Instruction to admit more learners has potential to destroy quality of education: Fedsas
The instruction given by the Gauteng department of education to admit more learners in schools‚ despite protestations by school governing bodies‚ has the potential to destroy the quality of education in those schools.
This is the view of The Federation of Governing Bodies of South African Schools (Fedsas)‚ following a failed court bid by two school governing bodies in Pretoria to interdict the department from taking any action which would amount to the schools admitting additional learners in their schools.
The high court in Pretoria said on Wednesday the application by the school governing bodies of Hoërskool Montana & Hoërskool Overkruin was not urgent and struck it from the roll with costs.
The governing bodies say the law gave them the power to determine the language policy and the admission policy of the schools.
The department of education started sending letters to the principals of the two schools in December last year “recommending” that the schools establish extra English classes.
However‚ the department this week instructed the school principals to admit an extra 40 learners in each school‚ equivalent to an extra English class at the schools.

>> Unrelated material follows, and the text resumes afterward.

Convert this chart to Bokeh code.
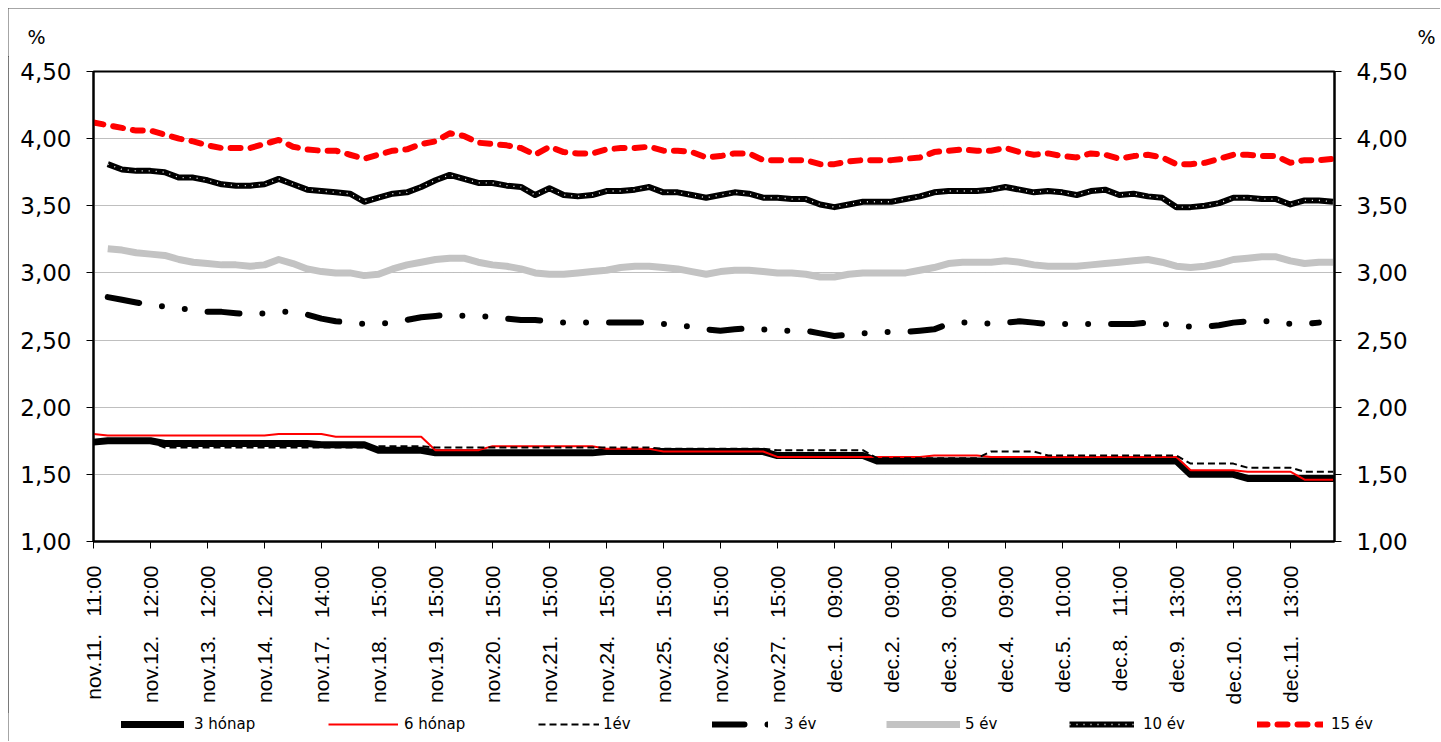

Since 2002‚ the schools had a “gentleman’s agreement” with the department to have an English class per grade while an English-medium school was being built.
The governing bodies said in their application that if the schools were forced to admit further English learners in the circumstances where they do not have necessary infrastructure and personnel‚ this would be to the detriment of all of the grade learners that had been admitted to the school.
They also argued that learners cannot be admitted to schools where they cannot be accommodated.
They also argued that an English medium-high school‚ Montanapoort‚ which was 800 metres from Hoërskool Montana‚ had places available.
Addressing the high court in Pretoria on Wednesday‚ counsel for the school governing bodies Greta Engelbrecht said the number of Grade 8 learners admitted to the school this year was 340‚ while the school had a capacity to accommodate 245 learners.
"The school is full to the rafters‚" Engelbrecht said.
Fedsas said the fact of the matter was that the schools were full to capacity.
“The problem here is that the officials of the Gauteng department of education are simply giving instructions. They refuse to consult school governing bodies about their decisions‚” Fedsas CEO Paul Colditz said.
Colditz said a Constitutional Court judgment in 2013‚ which dealt with who has the power to decide the capacity of public schools‚ said both the department and the school governing bodies fulfilled a distinct role in the governance and management of schools.
“They should operate as partners in line with the constitutional imperatives of cooperative governance‚” Colditz said.
Colditz said the instruction from the department affected a lot of the school functions.
“The school governing body draws a budget‚ usually during October before the preceding year. In the budget‚ provision is made for everything concerning the running of the school. These include additional staff‚ equipment and consumables. That budget is prepared on the basis that the school will have a normal intake of learners‚ until the school reaches capacity.
“You now get additional learners‚ the whole budget is practically torn to pieces.”
He said the addition of an extra class meant there must be a teacher in the classroom‚ stationery and desks.
Colditz said the solution for the department was to build more schools because the number of learners coming to Gauteng increase every year.